All three teams went 2-2 during the pool portion of the tournament, but St. Louis had to drop out because a few of its players got injured, leaving Fort Wayne and Memphis to play for the title.
“When you look at Fort Wayne and Memphis, each one of these teams has five games now of updated video that their agents can use to help get their guys contracts overseas and ultimately that's what it's about,” Mahoney said. “We've had so much success with guys playing in Australia and just different areas where they can make money while playing basketball and it just prolongs their careers.”
The championship game was played in front of a sparse crowd for social-distancing purposes and the referees wore masks. The game itself was a fast-paced, intense matchup, with Fort Wayne jumping out to a 54-42 halftime lead before Memphis clawed back to within two in the third quarter.
Fort Wayne took control again with a flurry from Jenkins early in the fourth. He made a terrific cut to the basket for a layup, grabbed an offensive rebound off a free throw – Flite coach Chief Johnson said rebounding was the 6-foot Jenkins' most important contribution – that led to a basket and then nailed a deep 3 in quick succession to extend Fort Wayne's lead to 79-69 with less than eight minutes left.

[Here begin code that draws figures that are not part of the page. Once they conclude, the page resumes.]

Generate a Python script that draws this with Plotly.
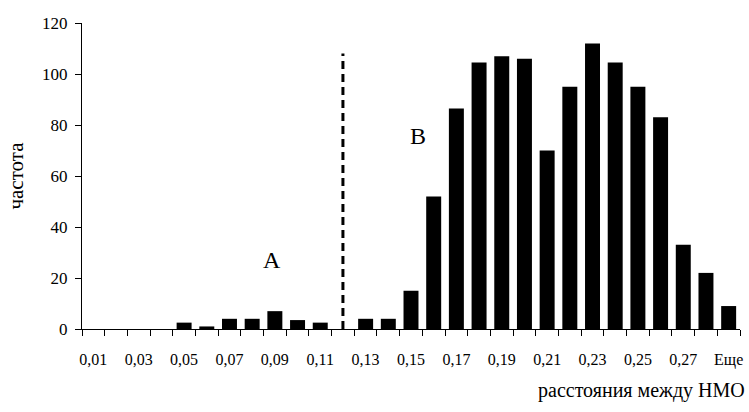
import plotly.graph_objects as go

# Histogram bins (distance between НМО) and their frequencies
categories = ["0,01", "0,02", "0,03", "0,04", "0,05", "0,06", "0,07", "0,08",
              "0,09", "0,10", "0,11", "0,12", "0,13", "0,14", "0,15", "0,16",
              "0,17", "0,18", "0,19", "0,20", "0,21", "0,22", "0,23", "0,24",
              "0,25", "0,26", "0,27", "0,28", "Еще"]
frequency = [0, 0, 0, 0, 2.5, 1, 4, 4,
             7, 3.5, 2.5, 0, 4, 4, 15, 52,
             86.5, 104.5, 107, 106, 70, 95, 112, 104.5,
             95, 83, 33, 22, 9]

# Only every other bin is labelled on the axis
tick_text = [c if i % 2 == 0 else "" for i, c in enumerate(categories)]

# Divider between groups A and B
divider_bin = "0,12"
divider_height = 108

serif = "Liberation Serif"

fig = go.Figure()
fig.add_trace(go.Bar(
    x=categories,
    y=frequency,
    marker=dict(color="black", line=dict(width=0)),
    width=0.66,
))

fig.add_shape(type="line", xref="x", yref="y",
              x0=divider_bin, x1=divider_bin, y0=0, y1=divider_height,
              line=dict(color="black", width=3, dash="8px,5px"))

fig.add_annotation(x="0,09", y=27, text="A", showarrow=False,
                   xshift=-3, font=dict(family=serif, size=24, color="black"))
fig.add_annotation(x="0,16", y=75.5, text="B", showarrow=False,
                   xshift=-16, font=dict(family=serif, size=24, color="black"))
fig.add_annotation(xref="paper", yref="paper", x=1.011, y=-0.2,
                   xanchor="right", yanchor="middle", showarrow=False,
                   text="расстояния между НМО",
                   font=dict(family=serif, size=20, color="black"))

fig.update_layout(
    width=749, height=412,
    margin=dict(l=82, r=9, t=23, b=83),
    paper_bgcolor="white", plot_bgcolor="white",
    showlegend=False,
    font=dict(family=serif, color="black"),
    bargap=0.34,
)

fig.update_xaxes(
    type="category", automargin=False,
    tickmode="array", tickvals=categories, ticktext=tick_text,
    tickangle=0,
    tickson="boundaries", ticks="outside", ticklen=6, tickcolor="black",
    showline=True, linecolor="black", linewidth=1,
    showgrid=False, zeroline=False,
    tickfont=dict(family=serif, size=16, color="black"),
    ticklabelstandoff=16,
    range=[-0.5, 28.5],
)

fig.update_yaxes(
    range=[0, 120], tickmode="array", tickvals=[0, 20, 40, 60, 80, 100, 120],
    automargin=False,
    ticks="outside", ticklen=6, tickcolor="black",
    showline=True, linecolor="black", linewidth=1,
    showgrid=False, zeroline=False,
    tickfont=dict(family=serif, size=17, color="black"),
    ticklabelstandoff=4,
    title=dict(text="частота", font=dict(family=serif, size=21, color="black"),
               standoff=12),
)

fig.write_html("out.html")
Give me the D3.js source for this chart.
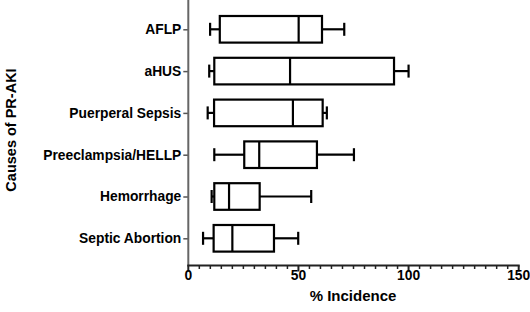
<!DOCTYPE html>
<html><head><meta charset="utf-8">
<script src="https://cdn.jsdelivr.net/npm/d3@7"></script>
<style>
html,body{margin:0;padding:0;background:#fff;}
text{font-family:"Liberation Sans",Arial,sans-serif;font-weight:bold;fill:#000;}
</style></head>
<body><svg id="c" width="530" height="312"></svg>
<script>
const categories = ["AFLP","aHUS","Puerperal Sepsis","Preeclampsia/HELLP","Hemorrhage","Septic Abortion"];
const minVals    = [9.9, 9.5, 8.8, 11.8, 10.6, 6.7];
const q1Vals     = [14.3, 11.8, 11.7, 25.4, 11.8, 11.5];
const medianVals = [50.1, 46.2, 47.5, 32.2, 18.5, 20.0];
const q3Vals     = [60.7, 93.4, 61.0, 58.4, 32.4, 38.9];
const maxVals    = [70.8, 100.0, 62.9, 75.2, 55.8, 49.9];
const xTicks = [0, 50, 100, 150];
const xLabel = "% Incidence";
const yLabel = "Causes of PR-AKI";

const data = categories.map((c,i)=>({cat:c,min:minVals[i],q1:q1Vals[i],med:medianVals[i],q3:q3Vals[i],max:maxVals[i]}));

const svg = d3.select("#c");
const axisX0 = 188.3, axisX1 = 518.7, axisY = 265.5;
const x = d3.scaleLinear().domain([0,150]).range([axisX0, axisX1]);
const y = d3.scalePoint().domain(categories).range([29.3, 238.3]);
const boxH = 26.6, capH = 13;

// y axis
const yAxis = svg.append("g").attr("transform",`translate(${axisX0},0)`)
  .call(d3.axisLeft(y).tickSize(5).tickPadding(2));
yAxis.select(".domain").remove();
yAxis.selectAll(".tick line").attr("stroke","#555").attr("stroke-width",1.5);
yAxis.selectAll(".tick text").style("font-size","13.8px").attr("fill","#000");
svg.append("line").attr("x1",axisX0).attr("x2",axisX0).attr("y1",0).attr("y2",axisY+0.5)
  .attr("stroke","#666").attr("stroke-width",2);

// x axis
const xg = svg.append("g").attr("transform",`translate(0,${axisY})`);
xg.append("line").attr("x1",axisX0-1).attr("x2",axisX1+1).attr("stroke","#222").attr("stroke-width",2);
const minor = d3.range(0,151,5);
xg.selectAll("line.minor").data(minor).join("line").attr("class","minor")
  .attr("x1",d=>x(d)).attr("x2",d=>x(d)).attr("y1",0)
  .attr("y2",d=>xTicks.includes(d)?6:3.5)
  .attr("stroke","#222").attr("stroke-width",d=>xTicks.includes(d)?2:1.5);
xg.selectAll("text.tl").data(xTicks).join("text").attr("class","tl")
  .attr("x",d=>x(d)).attr("y",14).attr("text-anchor","middle")
  .style("font-size","13.8px").text(d=>d);

svg.append("text").attr("x",353).attr("y",300.5).attr("text-anchor","middle")
  .style("font-size","15px").text(xLabel);
svg.append("text").attr("transform","translate(15.5,130) rotate(-90)").attr("text-anchor","middle")
  .style("font-size","14.5px").text(yLabel);

// boxes
const g = svg.append("g").attr("fill","none").attr("stroke","#000").attr("stroke-width",2.2);
data.forEach(d=>{
  const cy = y(d.cat);
  g.append("line").attr("x1",x(d.min)).attr("x2",x(d.q1)).attr("y1",cy).attr("y2",cy);
  g.append("line").attr("x1",x(d.q3)).attr("x2",x(d.max)).attr("y1",cy).attr("y2",cy);
  g.append("line").attr("x1",x(d.min)).attr("x2",x(d.min)).attr("y1",cy-capH/2).attr("y2",cy+capH/2);
  g.append("line").attr("x1",x(d.max)).attr("x2",x(d.max)).attr("y1",cy-capH/2).attr("y2",cy+capH/2);
  g.append("rect").attr("x",x(d.q1)).attr("y",cy-boxH/2).attr("width",x(d.q3)-x(d.q1)).attr("height",boxH).attr("fill","#fff");
  g.append("line").attr("x1",x(d.med)).attr("x2",x(d.med)).attr("y1",cy-boxH/2).attr("y2",cy+boxH/2);
});
</script></body></html>
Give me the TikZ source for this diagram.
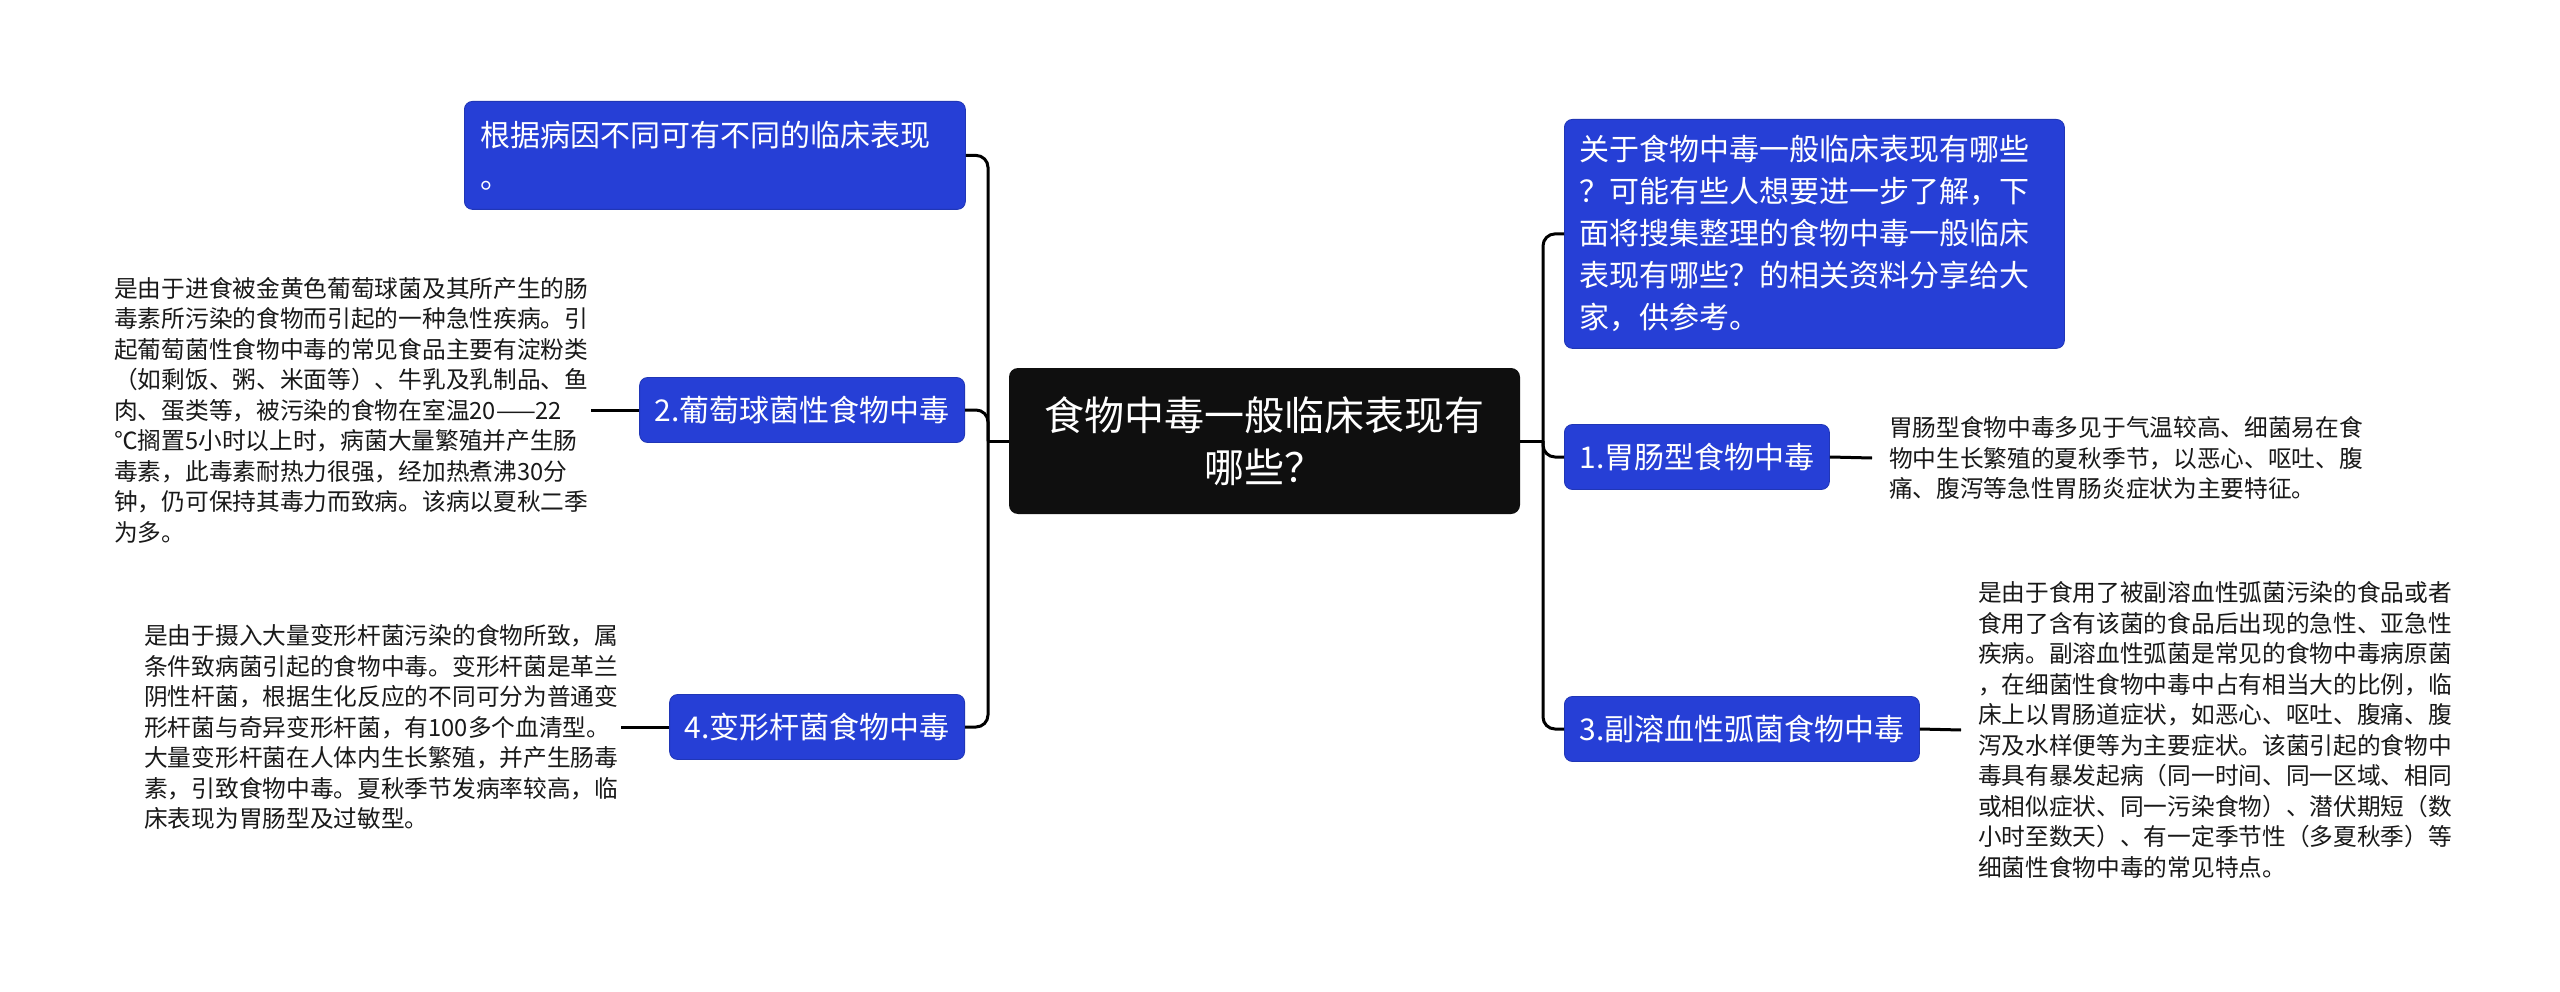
\documentclass[tikz,border=0pt]{standalone}
\usepackage{fontspec}
\setmainfont{Noto Sans CJK SC}
\definecolor{nodeblue}{RGB}{38,63,214}
\definecolor{rootblack}{RGB}{15,15,15}
\tikzset{
  conn/.style={line width=3pt, draw=black},
  bluebox/.style={fill=nodeblue, draw=nodeblue!85!black, line width=0.8pt, rounded corners=8pt, text=white, font=\fontsize{30}{42}\selectfont, inner xsep=15pt, inner ysep=0pt},
  branch/.style={bluebox, minimum height=65pt},
  rootbox/.style={fill=rootblack, rounded corners=9pt, text=white, font=\fontsize{40}{52}\selectfont, align=center, minimum width=511pt, minimum height=146pt},
  desc/.style={font=\fontsize{23.7}{30.5}\selectfont, align=left, inner xsep=3pt, inner ysep=0pt, text=black!90}
}
\begin{document}
\begin{tikzpicture}[x=1pt,y=-1pt]
\useasboundingbox (0,0) rectangle (2560,992);
\fill[white] (0,0) rectangle (2560,992);

% root
\node[rootbox] (c) at (1264.5,441) {食物中毒一般临床表现有\\哪些？};

% left side
\node[bluebox, anchor=north west, minimum width=501pt, minimum height=108pt, text width=469pt, align=left, inner xsep=16pt] (tl) at (464,101) {根据病因不同可有不同的临床表现\\。};
\node[branch, anchor=east] (b2) at (965,410) {2.葡萄球菌性食物中毒};
\node[branch, anchor=east] (b4) at (965,727) {4.变形杆菌食物中毒};

% right side
\node[bluebox, anchor=north west, minimum width=500pt, minimum height=229pt, text width=470pt, align=left] (tr) at (1564,119) {关于食物中毒一般临床表现有哪些\\？可能有些人想要进一步了解，下\\面将搜集整理的食物中毒一般临床\\表现有哪些？的相关资料分享给大\\家，供参考。};
\node[branch, anchor=west] (b1) at (1564,457) {1.胃肠型食物中毒};
\node[branch, anchor=west] (b3) at (1564,729) {3.副溶血性弧菌食物中毒};

% descriptions
\node[desc, anchor=west] (t2) at (111,410) {是由于进食被金黄色葡萄球菌及其所产生的肠\\毒素所污染的食物而引起的一种急性疾病。引\\起葡萄菌性食物中毒的常见食品主要有淀粉类\\（如剩饭、粥、米面等）、牛乳及乳制品、鱼\\肉、蛋类等，被污染的食物在室温20——22\\℃搁置5小时以上时，病菌大量繁殖并产生肠\\毒素，此毒素耐热力很强，经加热煮沸30分\\钟，仍可保持其毒力而致病。该病以夏秋二季\\为多。};
\node[desc, anchor=west] (t4) at (141,727) {是由于摄入大量变形杆菌污染的食物所致，属\\条件致病菌引起的食物中毒。变形杆菌是革兰\\阴性杆菌，根据生化反应的不同可分为普通变\\形杆菌与奇异变形杆菌，有100多个血清型。\\大量变形杆菌在人体内生长繁殖，并产生肠毒\\素，引致食物中毒。夏秋季节发病率较高，临\\床表现为胃肠型及过敏型。};
\node[desc, anchor=west, outer sep=14pt] (t1) at (1872,458) {胃肠型食物中毒多见于气温较高、细菌易在食\\物中生长繁殖的夏秋季节，以恶心、呕吐、腹\\痛、腹泻等急性胃肠炎症状为主要特征。};
\node[desc, anchor=west, outer sep=14pt] (t3) at (1961,730) {是由于食用了被副溶血性弧菌污染的食品或者\\食用了含有该菌的食品后出现的急性、亚急性\\疾病。副溶血性弧菌是常见的食物中毒病原菌\\，在细菌性食物中毒中占有相当大的比例，临\\床上以胃肠道症状，如恶心、呕吐、腹痛、腹\\泻及水样便等为主要症状。该菌引起的食物中\\毒具有暴发起病（同一时间、同一区域、相同\\或相似症状、同一污染食物）、潜伏期短（数\\小时至数天）、有一定季节性（多夏秋季）等\\细菌性食物中毒的常见特点。};

% junctions
\coordinate (L) at (988,441);
\coordinate (R) at (1543,441);

% connectors
\draw[conn] (c.west) -- (L);
\draw[conn, rounded corners=12pt] (tl.east) -| (L);
\draw[conn, rounded corners=12pt] (b2.east) -| (L);
\draw[conn, rounded corners=12pt] (b4.east) -| (L);
\draw[conn] (c.east) -- (R);
\draw[conn, rounded corners=12pt] (tr.west) -| (R);
\draw[conn, rounded corners=12pt] (b1.west) -| (R);
\draw[conn, rounded corners=12pt] (b3.west) -| (R);
\draw[conn] (b2.west) -- (t2.east);
\draw[conn] (b4.west) -- (t4.east);
\draw[conn] (b1.east) -- (t1.west);
\draw[conn] (b3.east) -- (t3.west);
\end{tikzpicture}
\end{document}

“He was huge, man,” Johnson said of Jenkins. “It took me two days to get him to play his game. He was playing really reserved. I like to let players play the way they play and he finally woke up and did that. ... He can play, he can really play.”
Cameron Leshore, who played at Wayne and Bishop Luers, added 15 points to help the Flite grab the victory. Former North Side star Antonio Wilson added eight points, while Whitney Harris of New Haven chipped in six.